An outer layer of fiber reinforced laminate 260 may be applied 430 over the inner thermoplastic pipe 220 and bonding layer material 250. The outer layer of fiber reinforced laminate fiber reinforced laminate 260 may include an epoxy or polyester resin combined with fiberglass or carbon fiber, as illustrative examples. For example, a layer of fiber may be wrapped onto the pipe 110 and then a resin may be applied to soak into or penetrate the fiber and bond the fibers together and the fiber reinforced laminate 260 to the bonding layer material 250 and inner thermoplastic pipe 220. In an example, a fiber that is pre-impregnated or otherwise soaked with resin may be wrapped onto the pipe 110. The outer layer of fiber reinforced laminate 260 may be selected or configured to form a strong bond with the bonding layer material 250. For example, the bonding layer material 250 may include one or more of carbon fiber, fiberglass, metallic wire, metallic mesh, metallic foil, or perforated metallic foil, which may form a strong bond with the resin used in the fiber reinforced laminate 260.

FIG. 4 illustrates an example of a method for manufacturing pipe 110. The shown order of steps is not intended to be a limitation on the order the steps are performed in. In an example, two or more steps may be performed simultaneously or at least partially concurrently. In an example, one or more steps may be omitted. In an example, one or more steps may be added.

Step 410 and step 420 may be performed simultaneously or at least partially concurrently. For example, the bonding layer material 250 may be wrapped onto a portion of the inner thermoplastic pipe 220 at the same time as at least one of (1) the portion being wrapped or (2) another portion of the pipe 110 is being heated by the induction heating coil 500. In the example of FIG. 5, one portion of the inner thermoplastic pipe 220 may be wrapped with the bonding layer material 250 while a previously wrapped portion of the inner thermoplastic pipe 220 may be heated using the induction heating coil 500. In the example of FIG. 6, one portion of the inner thermoplastic pipe 220 may be heated using the induction heating coil 500 while a previously heated portion of the inner thermoplastic pipe 220 may be wrapped with the bonding layer material 250.

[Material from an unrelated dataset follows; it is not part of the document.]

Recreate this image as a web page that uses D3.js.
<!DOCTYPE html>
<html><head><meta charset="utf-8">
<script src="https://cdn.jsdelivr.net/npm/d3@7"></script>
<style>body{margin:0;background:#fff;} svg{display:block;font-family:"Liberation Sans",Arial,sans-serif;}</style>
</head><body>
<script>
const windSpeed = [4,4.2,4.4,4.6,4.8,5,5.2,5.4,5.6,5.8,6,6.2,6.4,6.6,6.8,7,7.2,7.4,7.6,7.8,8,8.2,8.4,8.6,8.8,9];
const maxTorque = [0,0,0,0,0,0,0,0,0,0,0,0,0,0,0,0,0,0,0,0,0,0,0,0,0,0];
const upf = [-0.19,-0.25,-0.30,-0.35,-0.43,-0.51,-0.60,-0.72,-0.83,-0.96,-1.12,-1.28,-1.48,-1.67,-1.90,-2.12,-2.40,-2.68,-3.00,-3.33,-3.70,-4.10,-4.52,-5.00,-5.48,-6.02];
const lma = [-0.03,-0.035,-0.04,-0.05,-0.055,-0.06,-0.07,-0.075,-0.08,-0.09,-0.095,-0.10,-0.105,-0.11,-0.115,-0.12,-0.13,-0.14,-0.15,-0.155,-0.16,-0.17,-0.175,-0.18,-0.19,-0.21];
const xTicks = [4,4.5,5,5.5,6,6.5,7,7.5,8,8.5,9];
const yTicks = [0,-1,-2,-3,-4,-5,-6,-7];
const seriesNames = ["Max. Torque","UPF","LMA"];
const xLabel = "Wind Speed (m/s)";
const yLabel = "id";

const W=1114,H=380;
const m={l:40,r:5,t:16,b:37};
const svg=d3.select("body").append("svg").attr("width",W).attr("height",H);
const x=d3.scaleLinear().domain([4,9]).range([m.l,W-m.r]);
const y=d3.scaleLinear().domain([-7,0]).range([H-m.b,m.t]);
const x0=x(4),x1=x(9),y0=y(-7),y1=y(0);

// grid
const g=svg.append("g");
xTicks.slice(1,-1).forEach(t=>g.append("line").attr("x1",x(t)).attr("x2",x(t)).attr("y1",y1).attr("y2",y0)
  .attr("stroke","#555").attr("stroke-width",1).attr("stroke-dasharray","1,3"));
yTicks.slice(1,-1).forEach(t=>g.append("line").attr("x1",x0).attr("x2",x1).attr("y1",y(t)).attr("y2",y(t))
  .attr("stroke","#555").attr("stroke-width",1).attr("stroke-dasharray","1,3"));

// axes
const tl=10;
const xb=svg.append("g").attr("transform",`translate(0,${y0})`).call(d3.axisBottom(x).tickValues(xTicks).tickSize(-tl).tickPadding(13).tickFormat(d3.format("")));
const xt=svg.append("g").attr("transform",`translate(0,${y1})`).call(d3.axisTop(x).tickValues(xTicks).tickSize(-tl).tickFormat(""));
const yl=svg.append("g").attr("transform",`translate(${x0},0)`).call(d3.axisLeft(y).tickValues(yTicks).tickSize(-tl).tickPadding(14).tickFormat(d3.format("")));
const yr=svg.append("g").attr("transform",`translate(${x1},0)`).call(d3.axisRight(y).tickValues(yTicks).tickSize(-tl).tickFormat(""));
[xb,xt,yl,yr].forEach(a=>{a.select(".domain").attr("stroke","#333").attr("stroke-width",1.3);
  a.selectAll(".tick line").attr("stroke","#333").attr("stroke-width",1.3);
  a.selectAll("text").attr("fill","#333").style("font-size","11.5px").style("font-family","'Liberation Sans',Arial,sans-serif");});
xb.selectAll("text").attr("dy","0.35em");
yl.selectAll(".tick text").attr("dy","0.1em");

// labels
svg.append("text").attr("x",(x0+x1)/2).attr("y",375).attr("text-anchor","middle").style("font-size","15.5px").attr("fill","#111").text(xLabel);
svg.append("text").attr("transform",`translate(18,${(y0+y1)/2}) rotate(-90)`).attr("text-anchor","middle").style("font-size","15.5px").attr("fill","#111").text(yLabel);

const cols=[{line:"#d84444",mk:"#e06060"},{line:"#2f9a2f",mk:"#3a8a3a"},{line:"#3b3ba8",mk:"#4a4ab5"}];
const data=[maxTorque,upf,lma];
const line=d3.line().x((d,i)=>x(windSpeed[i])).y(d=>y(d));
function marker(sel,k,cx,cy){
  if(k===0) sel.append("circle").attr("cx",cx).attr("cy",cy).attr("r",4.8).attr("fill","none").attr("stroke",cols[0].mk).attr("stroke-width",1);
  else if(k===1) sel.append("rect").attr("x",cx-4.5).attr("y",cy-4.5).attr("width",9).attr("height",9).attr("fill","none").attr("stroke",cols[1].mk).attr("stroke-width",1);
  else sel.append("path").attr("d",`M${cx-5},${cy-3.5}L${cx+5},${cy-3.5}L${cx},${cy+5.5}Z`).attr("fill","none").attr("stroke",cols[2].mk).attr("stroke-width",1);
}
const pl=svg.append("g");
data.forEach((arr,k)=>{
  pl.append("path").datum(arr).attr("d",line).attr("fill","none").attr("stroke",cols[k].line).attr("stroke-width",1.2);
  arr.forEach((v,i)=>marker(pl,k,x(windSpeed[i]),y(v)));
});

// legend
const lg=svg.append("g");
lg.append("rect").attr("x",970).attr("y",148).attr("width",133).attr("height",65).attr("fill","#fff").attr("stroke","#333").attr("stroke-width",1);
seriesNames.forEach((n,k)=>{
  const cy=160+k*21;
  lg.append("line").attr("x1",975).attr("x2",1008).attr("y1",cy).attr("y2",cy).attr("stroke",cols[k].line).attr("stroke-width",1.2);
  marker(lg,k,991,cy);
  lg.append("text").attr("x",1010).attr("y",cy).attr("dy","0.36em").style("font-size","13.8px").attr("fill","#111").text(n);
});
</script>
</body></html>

The pipe 110 may be manufactured in an ongoing or substantially continuous manufacturing or production process. The ongoing manufacturing process may include manufacturing a specified length of pipe without a significant stoppage or break in the manufacturing process. The wrapping of the inner thermoplastic pipe 220 may occur in a substantially continuous fashion. The heating of the pipe 110 by the induction heating coil 500 may also occur in a substantially continuous fashion. For example, the pipe 110 may move at a specified speed longitudinally in the direction 510 to create a continuous production process. The pipe 110 may move continuously for a portion of the manufacturing process. While the pipe 110 is moving, the induction heating coil 500 may heat different portions of the pipe 110. For example, when a portion of the pipe 110 enters the induction heating coil 500, it may begin being heated and when a portion of the pipe 110 exits the induction heating coil 500, it may have been heated enough to allow the bonding layer material 250 to partially embed within the inner thermoplastic pipe 220.

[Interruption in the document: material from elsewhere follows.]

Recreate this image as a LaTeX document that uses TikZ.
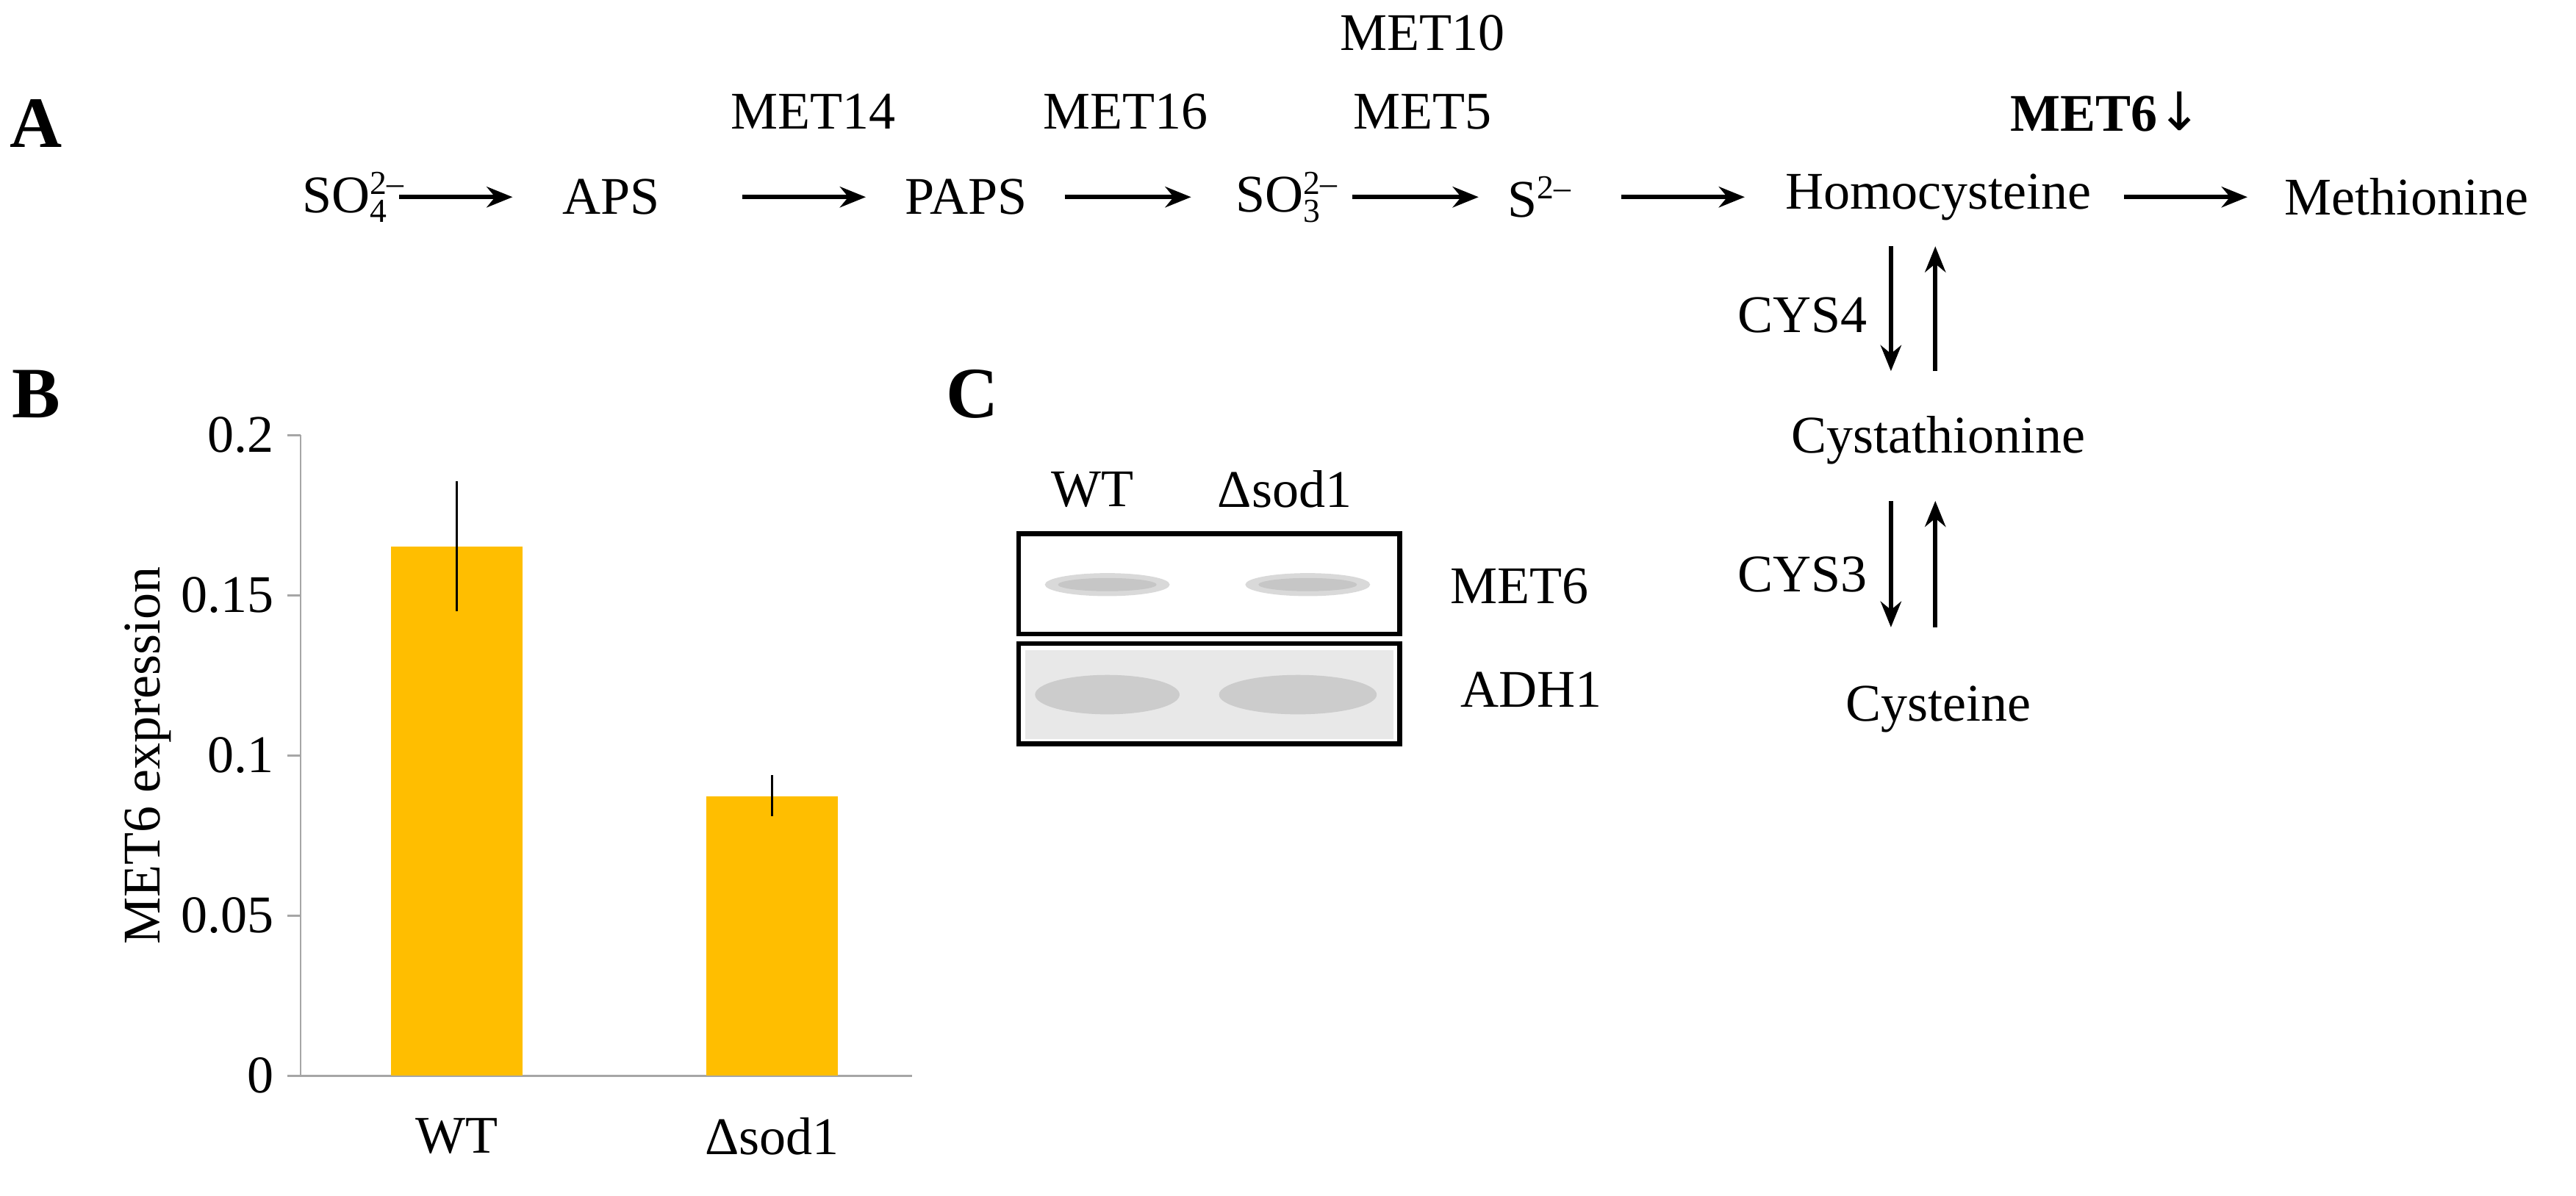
\documentclass[tikz,border=0pt]{standalone}
\usepackage{fontspec}
\usetikzlibrary{arrows.meta}
\setmainfont{Liberation Serif}
\newcommand\subsup[2]{\makebox[0pt][l]{\raisebox{-0.4ex}{\fontsize{13}{13}\selectfont #1}}\raisebox{0.75ex}{\fontsize{13}{13}\selectfont #2}}
\begin{document}
\begin{tikzpicture}[x=0.022353cm,y=-0.022353cm,
  txt/.style={inner sep=0pt,font=\fontsize{20.5}{22}\selectfont},
  lab/.style={inner sep=0pt,font=\fontsize{28}{28}\selectfont\bfseries},
  arr/.style={-{Stealth[length=10pt,width=8pt]},line width=1.8pt},
  ax/.style={draw=gray!70,line width=0.8pt},
  bar/.style={draw=none}]
\useasboundingbox (0,0) rectangle (1568,728.3);
% panel labels
\node[lab] (LA) at (22,75) {A};
\node[lab] (LB) at (22,240) {B};
\node[lab] (LC) at (592,240) {C};
% pathway row
\node[txt] (so4) at (215,120) {SO\subsup{4}{2–}};
\node[txt] (aps) at (372,120) {APS};
\node[txt] (paps) at (588,120) {PAPS};
\node[txt] (so3) at (783,120) {SO\subsup{3}{2–}};
\node[txt] (s2) at (937,120) {S\raisebox{0.75ex}{\fontsize{13}{13}\selectfont 2–}};
\node[txt] (hcy) at (1180,120) {Homocysteine};
\node[txt] (met) at (1465,120) {Methionine};
\node[txt] (e14) at (495,68) {MET14};
\node[txt] (e16) at (685,68) {MET16};
\node[txt] (e10) at (866,20) {MET10};
\node[txt] (e5) at (866,68) {MET5};
\node[txt,font=\fontsize{20.5}{22}\selectfont\bfseries] (e6) at (1282,68) {MET6\raisebox{0.05ex}{\fontspec{DejaVu Sans}\mdseries ↓}};
\coordinate (a1s) at (243,120); \coordinate (a1e) at (312,120);
\coordinate (a2s) at (452,120); \coordinate (a2e) at (527,120);
\coordinate (a3s) at (648,120); \coordinate (a3e) at (725,120);
\coordinate (a4s) at (823,120); \coordinate (a4e) at (900,120);
\coordinate (a5s) at (987,120); \coordinate (a5e) at (1062,120);
\coordinate (a6s) at (1293,120); \coordinate (a6e) at (1368,120);
\foreach \i in {1,...,6} \draw[arr] (a\i s) -- (a\i e);
% vertical
\node[txt] (cth) at (1180,268) {Cystathionine};
\node[txt] (cys) at (1180,432) {Cysteine};
\node[txt] (c4) at (1097,192) {CYS4};
\node[txt] (c3) at (1097,350) {CYS3};
\coordinate (d1s) at (1151,150); \coordinate (d1e) at (1151,226);
\coordinate (u1s) at (1178,226); \coordinate (u1e) at (1178,150);
\coordinate (d2s) at (1151,305); \coordinate (d2e) at (1151,382);
\coordinate (u2s) at (1178,382); \coordinate (u2e) at (1178,305);
\draw[arr] (d1s) -- (d1e); \draw[arr] (u1s) -- (u1e);
\draw[arr] (d2s) -- (d2e); \draw[arr] (u2s) -- (u2e);
% chart B
\draw[ax] (183,265) -- (183,655) -- (555,655);
\foreach \y/\t in {265/0.2,362.5/0.15,460/0.1,557.5/0.05,655/0} {
  \draw[ax] (175,\y) -- (183,\y);
  \node[txt,anchor=east] at (167,\y) {\t};
}
\fill[bar,fill={rgb,255:red,255;green,190;blue,0}] (238,333) rectangle (318,655);
\fill[bar,fill={rgb,255:red,255;green,190;blue,0}] (430,485) rectangle (510,655);
\draw[line width=1pt] (278,293) -- (278,372);
\draw[line width=1pt] (470,472) -- (470,497);
\node[txt] (xwt) at (278,692) {WT};
\node[txt] (xsod) at (470,692) {Δsod1};
\node[txt,rotate=90] (ylab) at (90,460) {MET6 expression};
% blot C
\node[txt] (bwt) at (665,298) {WT};
\node[txt] (bsod) at (782,298) {Δsod1};
\fill[gray!18] (624,396) rectangle (848,450);
\fill[gray!40] (674,423) ellipse (44 and 12);
\fill[gray!40] (790,423) ellipse (48 and 12);
\fill[gray!30] (674,356) ellipse (38 and 7);
\fill[gray!30] (796,356) ellipse (38 and 7);
\fill[gray!45] (674,356) ellipse (30 and 4);
\fill[gray!45] (796,356) ellipse (30 and 4);
\draw[line width=1.8pt] (620,325) rectangle (852,386);
\draw[line width=1.8pt] (620,392) rectangle (852,453);
\node[txt] (m6) at (925,357) {MET6};
\node[txt] (adh) at (932,420) {ADH1};
\end{tikzpicture}
\end{document}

While the pipe is traveling in direction 510, the wrapping of the bonding layer material 250 may be occurring substantially continuously, such as may be due to the rotation of the pipe 110 in the direction of the arrow 520 or by revolving the material around the non-rotating pipe. This may result in the inner thermoplastic pipe 220 being wrapped consistently by the bonding layer material 250. The continuous production process of the pipe 110 may be one or more of more efficient, quicker, or may result in a product that is more consistent or has more desirable properties (e.g. strength and durability) than a batch-manufactured pipe. The fiber reinforced laminate 260 may be applied in a similar continuous wrapping fashion to the bonding layer material 250, or the application may differ in one or more ways. In example, the pipe is stored and allowed to cool before the fiber reinforced laminate 260 is applied in step 430. In an example, the fiber reinforced laminate 260 is applied shortly after the bonding layer material 250. For example, step 410, step 420, and step 430 may all occur at least partially concurrently.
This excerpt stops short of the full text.